塩せんべいで酒を飲むのはなかなかうまいものである。私はこれで「黒松白鷹」をやったり、「大関」をやったり、「銀釜」といろいろやってみたが、おかしなことに、一番ぴたりとうま味の合うのは広島から来る「宮桜」という割に安い酒である。もう五年ほどこの酒でせんべいを食っている。番茶でやるのもよろしい。しかしよく、煎餅を舌の上へのせて、そのままお茶をのむ人があるが、あれは却ってうまくない。せんべいはせんべいですっかり食べてその残りの味が舌の上で消えるか消えないかという時に、お茶をこくりとやるのである。これも上茶はいけない、味のあっさりした番茶に限る。
塩煎餅・カステラ・醤油

青木槐三君という私の友人がある。この人の引合わせで石川さんに逢ったような記憶がある。ただお話を伺うというだけでお目にかかったらしく、自然印象がはっきりしていない。ただ鉄道省の例の青羅紗張りの大きな机の前で、ずいぶん長い時間話し合ったような気がする。その時分の事務官は今の事務官とは事が違うが、石川さんは鉄道の制服ではなく、黒い背広を着ていられたように思う。今、どこかでお目にかかってもとてもわからない。
私は草加だろうがどこだろうが、塩煎餅というものは全く嫌いだし、お酒は一滴ものめないし、石川さんのお話の真髄は本当は味わい切れなかったかも知れないが、しかしそれだけにお話をそのまま素直に受入れて自分だけの判断のうま味を想像することが出来るから、その方が真実より、もっともっと幸福[しあわせ]かも知れない。自分では食べないが「草加煎餅はうまいんだよ」と、石川さんの話以来、本日まで盛んに他人に吹聴しつづけて来たのは事実だから、石川さんの話し方が本当にうまそうだったのだと思う。

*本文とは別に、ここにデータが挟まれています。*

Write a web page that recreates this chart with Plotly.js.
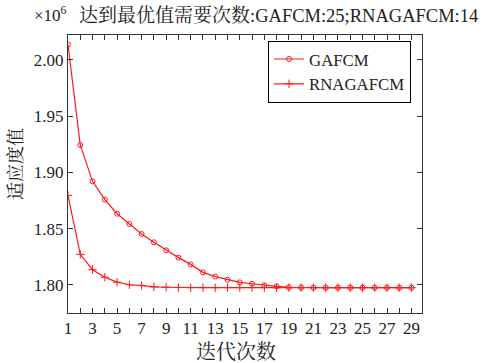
<!DOCTYPE html>
<html><head><meta charset="utf-8">
<script src="https://cdn.plot.ly/plotly-3.0.1.min.js"></script>
<style>html,body{margin:0;padding:0;background:#fff}#c{width:482px;height:363px}</style>
</head><body><div id="c"></div>
<script>
const iterations = [1,2,3,4,5,6,7,8,9,10,11,12,13,14,15,16,17,18,19,20,21,22,23,24,25,26,27,28,29];
const gafcm = [2.0135,1.9242,1.8920,1.8757,1.8632,1.8541,1.8452,1.8378,1.8307,1.8242,1.8182,1.8111,1.8073,1.8046,1.8022,1.8010,1.7996,1.7987,1.7979,1.7976,1.7975,1.7975,1.7975,1.7975,1.7975,1.7975,1.7975,1.7975,1.7975];
const rnagafcm = [1.8795,1.8271,1.8135,1.8068,1.8024,1.8001,1.7994,1.7982,1.7979,1.7976,1.7975,1.7975,1.7975,1.7975,1.7975,1.7975,1.7975,1.7975,1.7975,1.7975,1.7975,1.7975,1.7975,1.7975,1.7975,1.7975,1.7975,1.7975,1.7975];
const seriesNames = ['GAFCM','RNAGAFCM'];
const xTickLabels = [1,3,5,7,9,11,13,15,17,19,21,23,25,27,29];
const yTicks = [1.80,1.85,1.90,1.95,2.00];
const titleCn = '达到最优值需要次数';
const titleEn = ':GAFCM:25;RNAGAFCM:14';
const xTitle = '迭代次数';
const yTitle = '适应度值';

const F = '"Liberation Serif","Noto Serif CJK SC","Noto Sans CJK SC",serif';
const red = '#ff1a1a';
const ink = '#222';
const traces = [
  {x: iterations, y: gafcm, name: seriesNames[0], mode: 'lines+markers',
   line: {color: red, width: 1.2},
   marker: {symbol: 'circle-open', size: 5, color: red, line: {width: 1, color: red}}},
  {x: iterations, y: rnagafcm, name: seriesNames[1], mode: 'lines+markers',
   line: {color: red, width: 1.2},
   marker: {symbol: 'cross-thin-open', size: 6, color: red, line: {width: 1, color: red}}}
];
const layout = {
  width: 482, height: 363,
  margin: {l: 68, r: 60, t: 35, b: 50},
  paper_bgcolor: '#fff', plot_bgcolor: '#fff',
  font: {family: F, size: 17, color: ink},
  showlegend: true,
  legend: {x: 0.565, y: 0.98, xanchor: 'left', yanchor: 'top',
    bordercolor: '#000', borderwidth: 1, bgcolor: '#fff',
    font: {family: F, size: 16.8, color: ink}, tracegroupgap: 0},
  xaxis: {range: [1, 29.85], tickvals: xTickLabels,
    ticktext: xTickLabels.map(String),
    ticks: 'inside', ticklen: 5, tickwidth: 1, tickcolor: '#333',
    minor: {dtick: 1, tick0: 0, ticks: 'inside', ticklen: 5, tickwidth: 1, tickcolor: '#333', showgrid: false},
    showline: true, linecolor: '#333', linewidth: 1, mirror: 'ticks',
    showgrid: false, zeroline: false,
    tickfont: {family: F, size: 17, color: ink}},
  yaxis: {range: [1.775, 2.022], tickvals: yTicks,
    ticktext: yTicks.map(v => v.toFixed(2)),
    ticks: 'inside', ticklen: 5, tickwidth: 1, tickcolor: '#333',
    showline: true, linecolor: '#333', linewidth: 1, mirror: 'ticks',
    showgrid: false, zeroline: false,
    tickfont: {family: F, size: 17, color: ink}},
  annotations: [
    {xref: 'paper', yref: 'paper', x: -0.101, y: 1.0, yshift: 8, xanchor: 'left', yanchor: 'bottom',
     text: '×10<sup>6</sup>', showarrow: false, font: {family: F, size: 17, color: ink}},
    {xref: 'paper', yref: 'paper', x: 0.025, y: 1.0, yshift: 7, xanchor: 'left', yanchor: 'bottom',
     text: '<span style="font-size:19px">' + titleCn + '</span>' + titleEn, showarrow: false,
     font: {family: F, size: 18.5, color: ink}},
    {xref: 'paper', yref: 'paper', x: 0.4746, y: -0.140, xanchor: 'center', yanchor: 'middle',
     text: xTitle, showarrow: false, font: {family: F, size: 20, color: ink}},
    {xref: 'paper', yref: 'paper', x: -0.147, y: 0.536, xanchor: 'center', yanchor: 'middle',
     text: yTitle, textangle: -90, showarrow: false, font: {family: F, size: 18, color: ink}}
  ]
};
Plotly.newPlot('c', traces, layout, {displayModeBar: false, staticPlot: true});
</script></body></html>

幕末の頃の、長崎のカステラ広告に、カステラを薄く切り、わさび醤油で食べると酒の肴として至極上等だということが書いてある。現在われわれの見るカステラとは違っていたという話だが、実は私も試みにこれをやって見た。知合いの料理屋のおかみにそういって、食事の半ばに小さな一片をこれでやったが、ちょっといけるものである。酒の肴にしてはどんなものか、それは私にはわからないが、その後おかみの話に、ああでもないこうでもないと何か珍しいものばかり食べたがっているお客さんへこれを出すと、誉められますといっていた。
一度小壺に少し大きな賽の目に切ってこれを入れ、その上へくるみをとろとろにすって程よい量をかけて食後に出したら、どなたもカステラとはわからず「カステラのようなもんだが、うまい」といったという。おかみはくすくす笑っていた。

石川さんも醤油のことをやかましく言っているが、筆者も関西の醤油はとてもいただけない。京都へ行って滞在していて一番困るのは、うまい蕎麦が食えないことで、これは蕎麦その物がいかにうまくても、あの下地ではとても東京で育ったものには食べられないのである。戦争前四条の橋のところに「にしん蕎麦」というのがあって、あすこで辛うじて我慢をしたものだが、戦後は一度も京都へ行かず、ひたすらあの「にしん蕎麦」さんの健在を祈っている。
しかし関西の醤油を云々する前に、近頃は関東の有名品でもずいぶんひどくなったものがある。会社の経営がうまく行かなくて何にか薬品を入れるのだそうだが、これはいい豆腐へ生[き]のままかけて食べてみるとすぐわかる。びっくりするようにまずい。